> **Source excerpt**
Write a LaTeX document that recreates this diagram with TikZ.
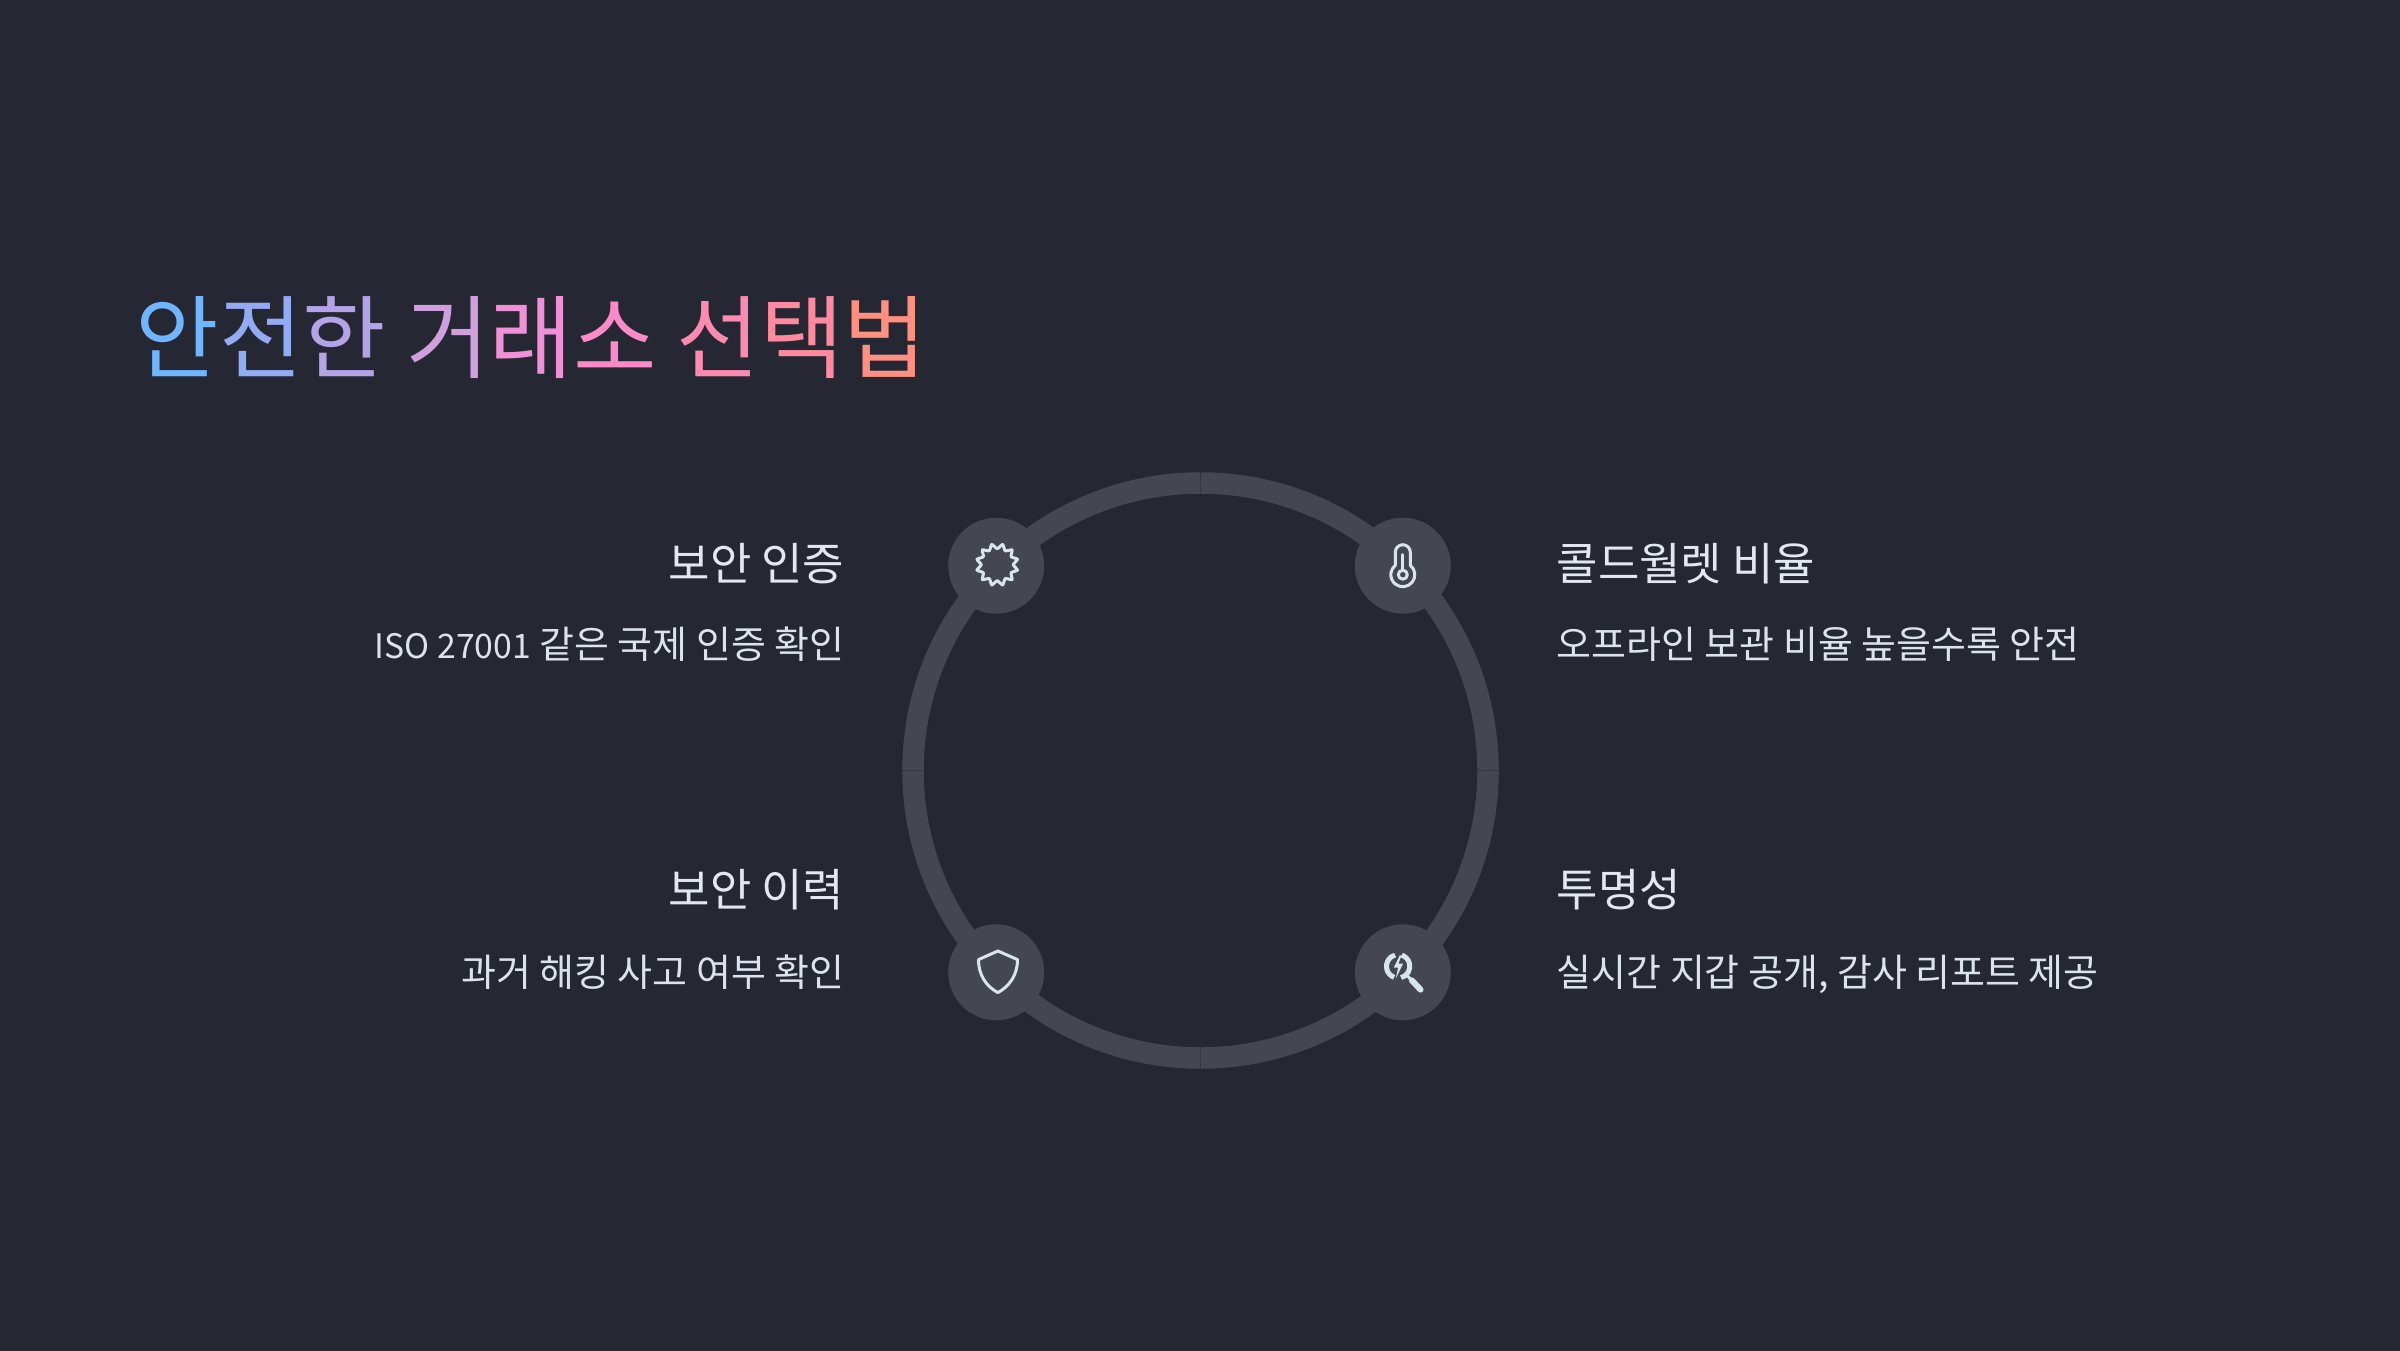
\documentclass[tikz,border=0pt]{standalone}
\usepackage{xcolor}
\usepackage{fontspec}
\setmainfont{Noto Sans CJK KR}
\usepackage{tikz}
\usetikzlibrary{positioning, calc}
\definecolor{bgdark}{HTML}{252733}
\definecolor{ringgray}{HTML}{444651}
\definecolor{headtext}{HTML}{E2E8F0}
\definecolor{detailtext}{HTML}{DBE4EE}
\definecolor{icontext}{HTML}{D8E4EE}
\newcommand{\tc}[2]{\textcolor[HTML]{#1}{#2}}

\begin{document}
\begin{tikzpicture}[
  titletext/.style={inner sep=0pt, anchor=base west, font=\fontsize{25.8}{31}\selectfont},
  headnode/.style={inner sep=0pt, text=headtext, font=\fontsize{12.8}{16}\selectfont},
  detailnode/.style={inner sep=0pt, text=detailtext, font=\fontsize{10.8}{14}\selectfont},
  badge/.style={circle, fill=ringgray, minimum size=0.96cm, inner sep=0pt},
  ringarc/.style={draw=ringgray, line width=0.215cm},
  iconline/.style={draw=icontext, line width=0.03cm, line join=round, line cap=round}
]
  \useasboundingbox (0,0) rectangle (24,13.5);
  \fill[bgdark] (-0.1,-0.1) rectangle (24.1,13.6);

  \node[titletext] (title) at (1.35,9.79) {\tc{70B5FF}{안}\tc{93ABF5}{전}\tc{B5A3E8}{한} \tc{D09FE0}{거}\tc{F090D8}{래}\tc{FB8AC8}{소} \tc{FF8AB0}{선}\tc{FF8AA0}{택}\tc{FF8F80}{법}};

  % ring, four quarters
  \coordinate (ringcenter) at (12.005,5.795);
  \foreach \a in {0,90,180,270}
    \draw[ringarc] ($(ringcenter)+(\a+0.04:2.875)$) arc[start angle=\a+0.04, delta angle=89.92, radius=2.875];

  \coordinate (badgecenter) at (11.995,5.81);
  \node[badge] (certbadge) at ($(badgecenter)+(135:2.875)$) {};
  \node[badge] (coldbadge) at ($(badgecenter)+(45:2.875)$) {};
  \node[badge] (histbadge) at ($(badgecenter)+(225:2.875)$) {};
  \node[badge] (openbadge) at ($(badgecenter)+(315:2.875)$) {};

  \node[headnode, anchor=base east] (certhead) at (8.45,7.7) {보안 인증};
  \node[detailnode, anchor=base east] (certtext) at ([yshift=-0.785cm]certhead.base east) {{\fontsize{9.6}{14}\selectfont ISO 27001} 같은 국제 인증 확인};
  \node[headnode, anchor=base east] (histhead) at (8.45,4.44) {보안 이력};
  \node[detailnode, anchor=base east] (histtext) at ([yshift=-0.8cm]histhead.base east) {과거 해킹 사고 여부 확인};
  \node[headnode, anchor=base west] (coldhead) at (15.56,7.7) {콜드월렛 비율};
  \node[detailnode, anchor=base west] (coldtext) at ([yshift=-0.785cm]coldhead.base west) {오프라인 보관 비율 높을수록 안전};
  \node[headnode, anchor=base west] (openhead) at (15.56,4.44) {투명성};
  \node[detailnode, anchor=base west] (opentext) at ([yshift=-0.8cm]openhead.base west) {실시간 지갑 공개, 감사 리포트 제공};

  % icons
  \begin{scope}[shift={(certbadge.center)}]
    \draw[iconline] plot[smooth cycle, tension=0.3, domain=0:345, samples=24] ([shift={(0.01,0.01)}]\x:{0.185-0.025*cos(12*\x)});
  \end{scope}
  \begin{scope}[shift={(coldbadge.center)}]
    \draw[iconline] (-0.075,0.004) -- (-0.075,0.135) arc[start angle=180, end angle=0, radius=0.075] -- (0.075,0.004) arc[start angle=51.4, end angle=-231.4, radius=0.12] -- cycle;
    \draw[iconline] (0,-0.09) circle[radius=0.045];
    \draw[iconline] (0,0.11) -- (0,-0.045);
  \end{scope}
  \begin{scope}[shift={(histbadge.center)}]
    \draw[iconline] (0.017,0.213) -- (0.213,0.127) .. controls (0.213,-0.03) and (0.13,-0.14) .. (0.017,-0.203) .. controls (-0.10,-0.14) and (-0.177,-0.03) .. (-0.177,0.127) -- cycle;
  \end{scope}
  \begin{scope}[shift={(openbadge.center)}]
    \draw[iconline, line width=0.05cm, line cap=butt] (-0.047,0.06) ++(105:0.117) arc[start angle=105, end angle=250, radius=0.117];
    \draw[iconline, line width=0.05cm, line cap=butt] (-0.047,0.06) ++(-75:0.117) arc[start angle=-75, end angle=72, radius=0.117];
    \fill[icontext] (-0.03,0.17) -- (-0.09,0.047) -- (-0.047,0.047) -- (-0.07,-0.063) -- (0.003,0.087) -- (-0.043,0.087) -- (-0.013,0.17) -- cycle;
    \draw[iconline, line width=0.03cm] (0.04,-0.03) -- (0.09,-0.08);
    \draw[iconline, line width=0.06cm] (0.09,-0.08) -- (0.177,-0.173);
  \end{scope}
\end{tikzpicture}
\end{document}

> **Description of the task**
Leave out the pictures. Transcribe only the lines above, from the first through the one that contains "delta angle=89.92, radius=2.875];".

> **Written response**
Write a LaTeX document that recreates this diagram with TikZ.
\documentclass[tikz,border=0pt]{standalone}
\usepackage{xcolor}
\usepackage{fontspec}
\setmainfont{Noto Sans CJK KR}
\usepackage{tikz}
\usetikzlibrary{positioning, calc}
\definecolor{bgdark}{HTML}{252733}
\definecolor{ringgray}{HTML}{444651}
\definecolor{headtext}{HTML}{E2E8F0}
\definecolor{detailtext}{HTML}{DBE4EE}
\definecolor{icontext}{HTML}{D8E4EE}
\newcommand{\tc}[2]{\textcolor[HTML]{#1}{#2}}

\begin{document}
\begin{tikzpicture}[
  titletext/.style={inner sep=0pt, anchor=base west, font=\fontsize{25.8}{31}\selectfont},
  headnode/.style={inner sep=0pt, text=headtext, font=\fontsize{12.8}{16}\selectfont},
  detailnode/.style={inner sep=0pt, text=detailtext, font=\fontsize{10.8}{14}\selectfont},
  badge/.style={circle, fill=ringgray, minimum size=0.96cm, inner sep=0pt},
  ringarc/.style={draw=ringgray, line width=0.215cm},
  iconline/.style={draw=icontext, line width=0.03cm, line join=round, line cap=round}
]
  \useasboundingbox (0,0) rectangle (24,13.5);
  \fill[bgdark] (-0.1,-0.1) rectangle (24.1,13.6);

  \node[titletext] (title) at (1.35,9.79) {\tc{70B5FF}{안}\tc{93ABF5}{전}\tc{B5A3E8}{한} \tc{D09FE0}{거}\tc{F090D8}{래}\tc{FB8AC8}{소} \tc{FF8AB0}{선}\tc{FF8AA0}{택}\tc{FF8F80}{법}};

  % ring, four quarters
  \coordinate (ringcenter) at (12.005,5.795);
  \foreach \a in {0,90,180,270}
    \draw[ringarc] ($(ringcenter)+(\a+0.04:2.875)$) arc[start angle=\a+0.04, delta angle=89.92, radius=2.875];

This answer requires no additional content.